Things continuing to work doesn't mean that firing 90% of the staff is a good idea. Decently built site will remain up even if nobody's around to take care of it.
Actually changing things is where you see an actual impact of the layoffs. There have been no major changes to the platform, only cosmetics, and they managed to fuck up every single one of them ("views" moved like six times and is still not aligned properly, black on black text, translating tweets is gone for weeks...).
I'm not the one to usually complain about UI changes, but for fuck's sake, every single week things are still the same functionality-wise, but something in the interface gets moved just because.
I've been trying to explain this to some of my Musk megafan acquaintances from when Musk was making lots of noise of about adding various "features", when they (the acquaintances) were fawning over "zomg look at the improvement in new product development since Elon took over!!11one".
As a Twitter addict, I can remember at least 5 times total outages within 2 years before Musk took over.
There are also some serious privacy accidents that surprisingly never got any attention in Western.
For example, about 3 years ago, Twitter bugged that everyone's private lists (titles, descriptions) are publicly visible for at least half a day. It was a huge shit storm in Japanese communities but I can't find any article mentioning it in English media.

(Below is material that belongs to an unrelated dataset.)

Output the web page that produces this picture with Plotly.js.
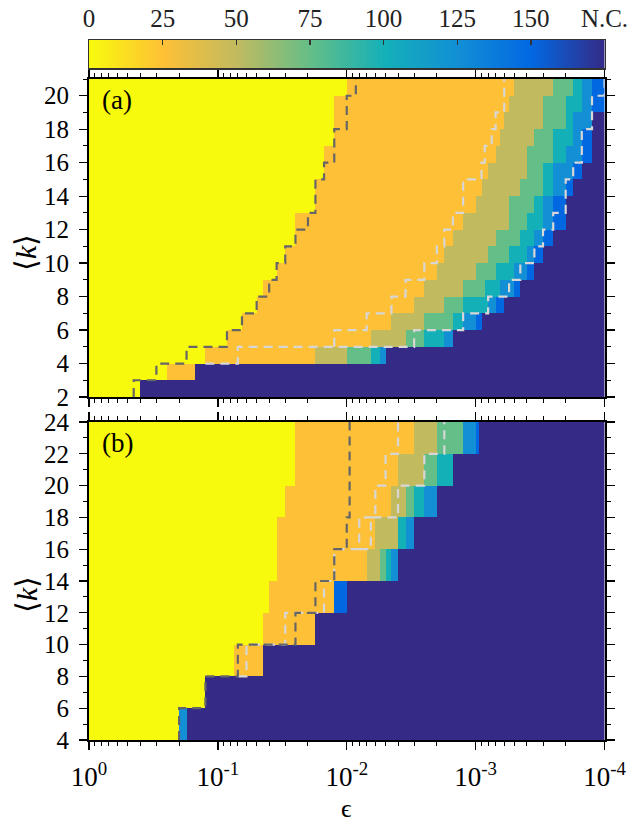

Thanks for pointing out that privacy blunder. I hadn’t heard of that. It’s interesting that stories like that end up spreading in the east but not in the west.
How long were those 5 total outages? I wonder if this one will be average.
or nothing
Many tech companies are optimising for having hundreds of new features and products developing on top of the current stack, and allowing quick iterations, taking bets on things that might or might not have the market for it.
You can fire all civil engineers in the country and bridges will not collapse immediately. But you won't get any new bridges built. Also - at some point you might learn which ones had structural issues hidden by maintenance.
Search works half-ass-ly ("top" works, but not "live").
You can still read specific tweet or someone's profile.
Edit: they are, #TwitterDown is trending
This is selfish, but the worse Twitter burn, the less higher ups think of cheap out on software.
But since then it's been quite the shit-show from a stability point of view. I'm not a heavy user so I don't really care, but it is interesting how the initial pessimistic predictions had a sort of lag before being borne out.